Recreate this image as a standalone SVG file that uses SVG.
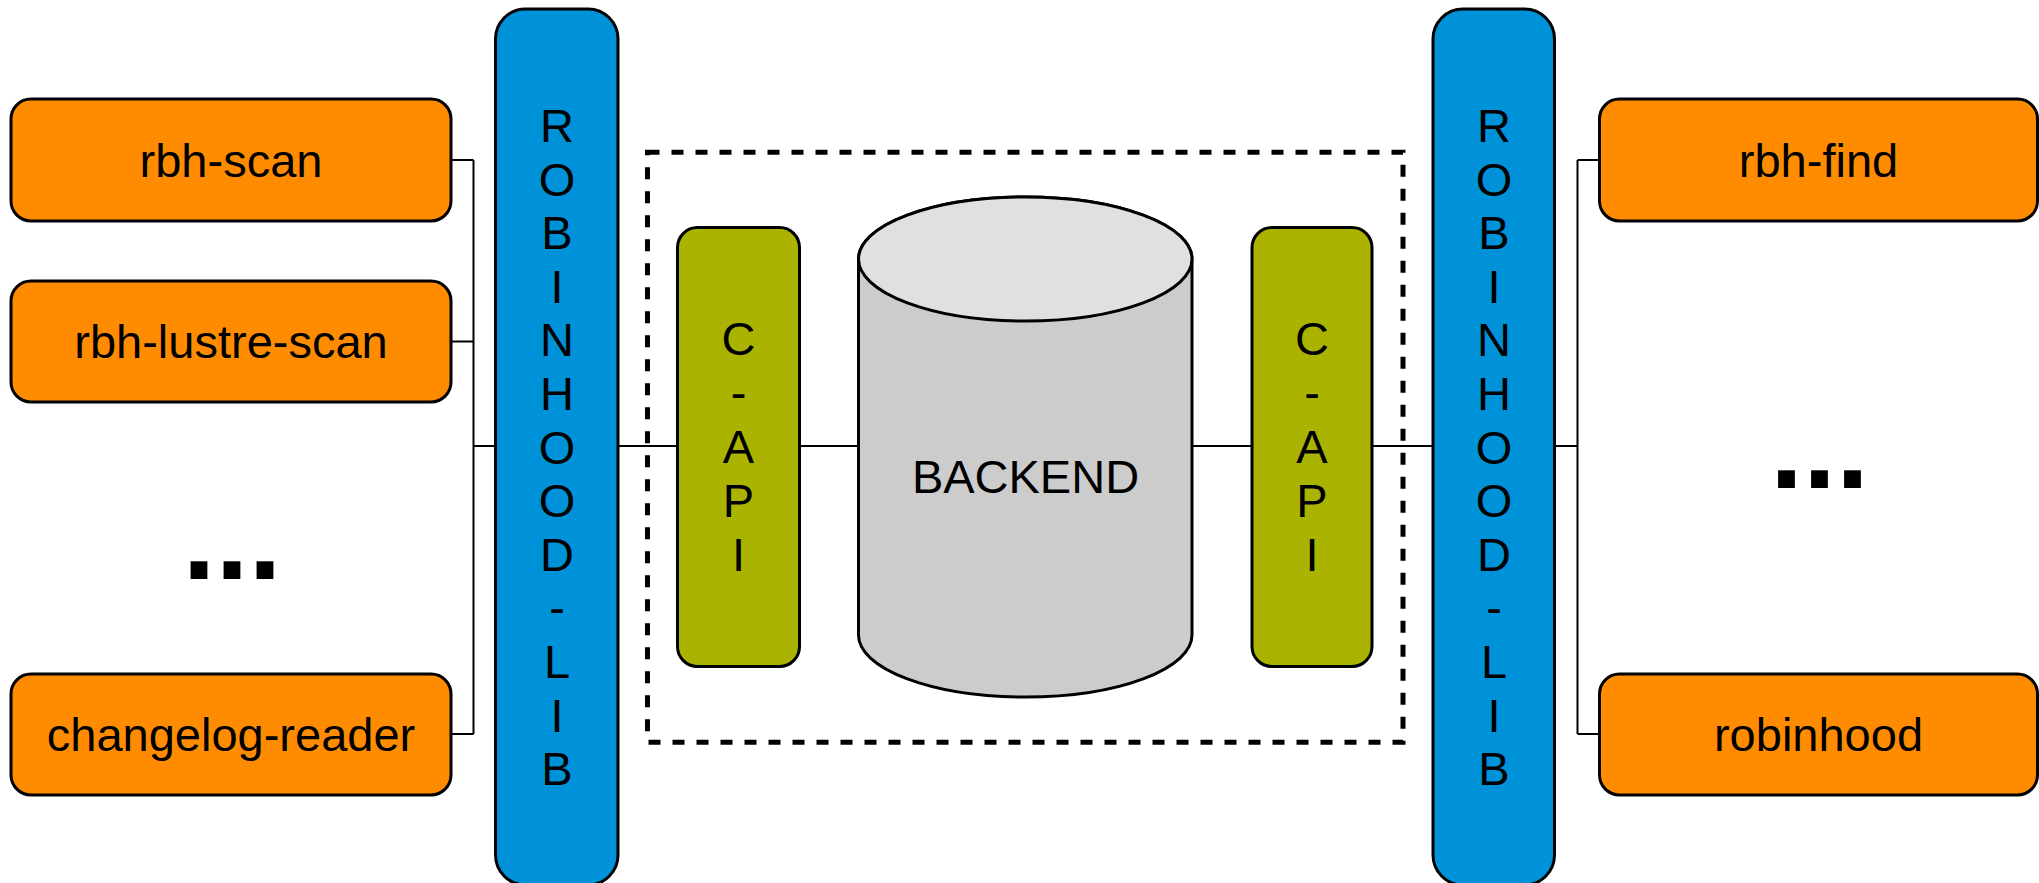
<svg xmlns="http://www.w3.org/2000/svg" width="2039" height="883" viewBox="0 0 2039 883">
<style>
.app{fill:#FF8C00;stroke:#000;stroke-width:3}
.lib{fill:#0092D9;stroke:#000;stroke-width:3}
.api{fill:#AAB400;stroke:#000;stroke-width:3}
.conn{fill:none;stroke:#000;stroke-width:2}
.t{font-family:"Liberation Sans",Arial,sans-serif;font-size:47px;fill:#000;text-anchor:middle}
.dots{font-family:"Liberation Sans",Arial,sans-serif;font-size:119px;font-weight:bold;fill:#000;text-anchor:middle}
</style>
<rect width="2039" height="883" fill="#fff"/>
<g id="connectors">
<path class="conn" d="M451 160H473.5M451 341.5H473.5M451 734H473.5M473.5 160V734M473.5 446H495.5"/>
<path class="conn" d="M618 446H677.5M799.5 446H858.5M1192 446H1252M1372 446H1433"/>
<path class="conn" d="M1554.5 446H1577.5M1577.5 160V734M1577.5 160H1599.5M1577.5 734H1599.5"/>
</g>
<g id="boundary">
<rect x="647.5" y="152.3" width="755.5" height="590" fill="none" stroke="#000" stroke-width="5" stroke-dasharray="12 12"/>
</g>
<g id="rbh-scan">
<rect class="app" x="11" y="99" width="440" height="122" rx="20"/>
<text class="t" x="231" y="177">rbh-scan</text>
</g>
<g id="rbh-lustre-scan">
<rect class="app" x="11" y="281" width="440" height="121" rx="20"/>
<text class="t" x="231" y="358">rbh-lustre-scan</text>
</g>
<g id="changelog-reader">
<rect class="app" x="11" y="674" width="440" height="121" rx="20"/>
<text class="t" x="231" y="751">changelog-reader</text>
</g>
<g id="dots-left">
<text class="dots" x="232" y="578.5">...</text>
</g>
<g id="robinhood-lib-left">
<rect class="lib" x="495.5" y="9" width="122.5" height="876" rx="30"/>
<text class="t" x="557"><tspan x="557" y="142">R</tspan><tspan x="557" y="195.6">O</tspan><tspan x="557" y="249.2">B</tspan><tspan x="557" y="302.8">I</tspan><tspan x="557" y="356.4">N</tspan><tspan x="557" y="410">H</tspan><tspan x="557" y="463.6">O</tspan><tspan x="557" y="517.2">O</tspan><tspan x="557" y="570.8">D</tspan><tspan x="557" y="624.4">-</tspan><tspan x="557" y="678">L</tspan><tspan x="557" y="731.6">I</tspan><tspan x="557" y="785.2">B</tspan></text>
</g>
<g id="c-api-left">
<rect class="api" x="677.5" y="227.5" width="122" height="439" rx="20"/>
<text class="t"><tspan x="738.5" y="355">C</tspan><tspan x="738.5" y="409">-</tspan><tspan x="738.5" y="463">A</tspan><tspan x="738.5" y="517">P</tspan><tspan x="738.5" y="571">I</tspan></text>
</g>
<g id="backend">
<path d="M858.5 259A166.75 62 0 0 1 1192 259V635A166.75 62 0 0 1 858.5 635Z" fill="#CCCCCC" stroke="#000" stroke-width="3"/>
<ellipse cx="1025.25" cy="259" rx="166.75" ry="62" fill="#E0E0E0" stroke="#000" stroke-width="3"/>
<text class="t" x="1025.5" y="493">BACKEND</text>
</g>
<g id="c-api-right">
<rect class="api" x="1252" y="227.5" width="120" height="439" rx="20"/>
<text class="t"><tspan x="1312" y="355">C</tspan><tspan x="1312" y="409">-</tspan><tspan x="1312" y="463">A</tspan><tspan x="1312" y="517">P</tspan><tspan x="1312" y="571">I</tspan></text>
</g>
<g id="robinhood-lib-right">
<rect class="lib" x="1433" y="9" width="121.5" height="876" rx="30"/>
<text class="t"><tspan x="1494" y="142">R</tspan><tspan x="1494" y="195.6">O</tspan><tspan x="1494" y="249.2">B</tspan><tspan x="1494" y="302.8">I</tspan><tspan x="1494" y="356.4">N</tspan><tspan x="1494" y="410">H</tspan><tspan x="1494" y="463.6">O</tspan><tspan x="1494" y="517.2">O</tspan><tspan x="1494" y="570.8">D</tspan><tspan x="1494" y="624.4">-</tspan><tspan x="1494" y="678">L</tspan><tspan x="1494" y="731.6">I</tspan><tspan x="1494" y="785.2">B</tspan></text>
</g>
<g id="rbh-find">
<rect class="app" x="1599.5" y="99" width="438" height="122" rx="20"/>
<text class="t" x="1818.5" y="177">rbh-find</text>
</g>
<g id="dots-right">
<text class="dots" x="1819.5" y="487.5">...</text>
</g>
<g id="robinhood">
<rect class="app" x="1599.5" y="674" width="438" height="121" rx="20"/>
<text class="t" x="1818.5" y="751">robinhood</text>
</g>
</svg>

◇ ◇ ◇

* **WORK TO DO**
Could you repeat all of the material exactly? Pictures should not be copied.

* **TASK SOLUTION**
Recreate this image as a standalone SVG file that uses SVG.
<svg xmlns="http://www.w3.org/2000/svg" width="2039" height="883" viewBox="0 0 2039 883">
<style>
.app{fill:#FF8C00;stroke:#000;stroke-width:3}
.lib{fill:#0092D9;stroke:#000;stroke-width:3}
.api{fill:#AAB400;stroke:#000;stroke-width:3}
.conn{fill:none;stroke:#000;stroke-width:2}
.t{font-family:"Liberation Sans",Arial,sans-serif;font-size:47px;fill:#000;text-anchor:middle}
.dots{font-family:"Liberation Sans",Arial,sans-serif;font-size:119px;font-weight:bold;fill:#000;text-anchor:middle}
</style>
<rect width="2039" height="883" fill="#fff"/>
<g id="connectors">
<path class="conn" d="M451 160H473.5M451 341.5H473.5M451 734H473.5M473.5 160V734M473.5 446H495.5"/>
<path class="conn" d="M618 446H677.5M799.5 446H858.5M1192 446H1252M1372 446H1433"/>
<path class="conn" d="M1554.5 446H1577.5M1577.5 160V734M1577.5 160H1599.5M1577.5 734H1599.5"/>
</g>
<g id="boundary">
<rect x="647.5" y="152.3" width="755.5" height="590" fill="none" stroke="#000" stroke-width="5" stroke-dasharray="12 12"/>
</g>
<g id="rbh-scan">
<rect class="app" x="11" y="99" width="440" height="122" rx="20"/>
<text class="t" x="231" y="177">rbh-scan</text>
</g>
<g id="rbh-lustre-scan">
<rect class="app" x="11" y="281" width="440" height="121" rx="20"/>
<text class="t" x="231" y="358">rbh-lustre-scan</text>
</g>
<g id="changelog-reader">
<rect class="app" x="11" y="674" width="440" height="121" rx="20"/>
<text class="t" x="231" y="751">changelog-reader</text>
</g>
<g id="dots-left">
<text class="dots" x="232" y="578.5">...</text>
</g>
<g id="robinhood-lib-left">
<rect class="lib" x="495.5" y="9" width="122.5" height="876" rx="30"/>
<text class="t" x="557"><tspan x="557" y="142">R</tspan><tspan x="557" y="195.6">O</tspan><tspan x="557" y="249.2">B</tspan><tspan x="557" y="302.8">I</tspan><tspan x="557" y="356.4">N</tspan><tspan x="557" y="410">H</tspan><tspan x="557" y="463.6">O</tspan><tspan x="557" y="517.2">O</tspan><tspan x="557" y="570.8">D</tspan><tspan x="557" y="624.4">-</tspan><tspan x="557" y="678">L</tspan><tspan x="557" y="731.6">I</tspan><tspan x="557" y="785.2">B</tspan></text>
</g>
<g id="c-api-left">
<rect class="api" x="677.5" y="227.5" width="122" height="439" rx="20"/>
<text class="t"><tspan x="738.5" y="355">C</tspan><tspan x="738.5" y="409">-</tspan><tspan x="738.5" y="463">A</tspan><tspan x="738.5" y="517">P</tspan><tspan x="738.5" y="571">I</tspan></text>
</g>
<g id="backend">
<path d="M858.5 259A166.75 62 0 0 1 1192 259V635A166.75 62 0 0 1 858.5 635Z" fill="#CCCCCC" stroke="#000" stroke-width="3"/>
<ellipse cx="1025.25" cy="259" rx="166.75" ry="62" fill="#E0E0E0" stroke="#000" stroke-width="3"/>
<text class="t" x="1025.5" y="493">BACKEND</text>
</g>
<g id="c-api-right">
<rect class="api" x="1252" y="227.5" width="120" height="439" rx="20"/>
<text class="t"><tspan x="1312" y="355">C</tspan><tspan x="1312" y="409">-</tspan><tspan x="1312" y="463">A</tspan><tspan x="1312" y="517">P</tspan><tspan x="1312" y="571">I</tspan></text>
</g>
<g id="robinhood-lib-right">
<rect class="lib" x="1433" y="9" width="121.5" height="876" rx="30"/>
<text class="t"><tspan x="1494" y="142">R</tspan><tspan x="1494" y="195.6">O</tspan><tspan x="1494" y="249.2">B</tspan><tspan x="1494" y="302.8">I</tspan><tspan x="1494" y="356.4">N</tspan><tspan x="1494" y="410">H</tspan><tspan x="1494" y="463.6">O</tspan><tspan x="1494" y="517.2">O</tspan><tspan x="1494" y="570.8">D</tspan><tspan x="1494" y="624.4">-</tspan><tspan x="1494" y="678">L</tspan><tspan x="1494" y="731.6">I</tspan><tspan x="1494" y="785.2">B</tspan></text>
</g>
<g id="rbh-find">
<rect class="app" x="1599.5" y="99" width="438" height="122" rx="20"/>
<text class="t" x="1818.5" y="177">rbh-find</text>
</g>
<g id="dots-right">
<text class="dots" x="1819.5" y="487.5">...</text>
</g>
<g id="robinhood">
<rect class="app" x="1599.5" y="674" width="438" height="121" rx="20"/>
<text class="t" x="1818.5" y="751">robinhood</text>
</g>
</svg>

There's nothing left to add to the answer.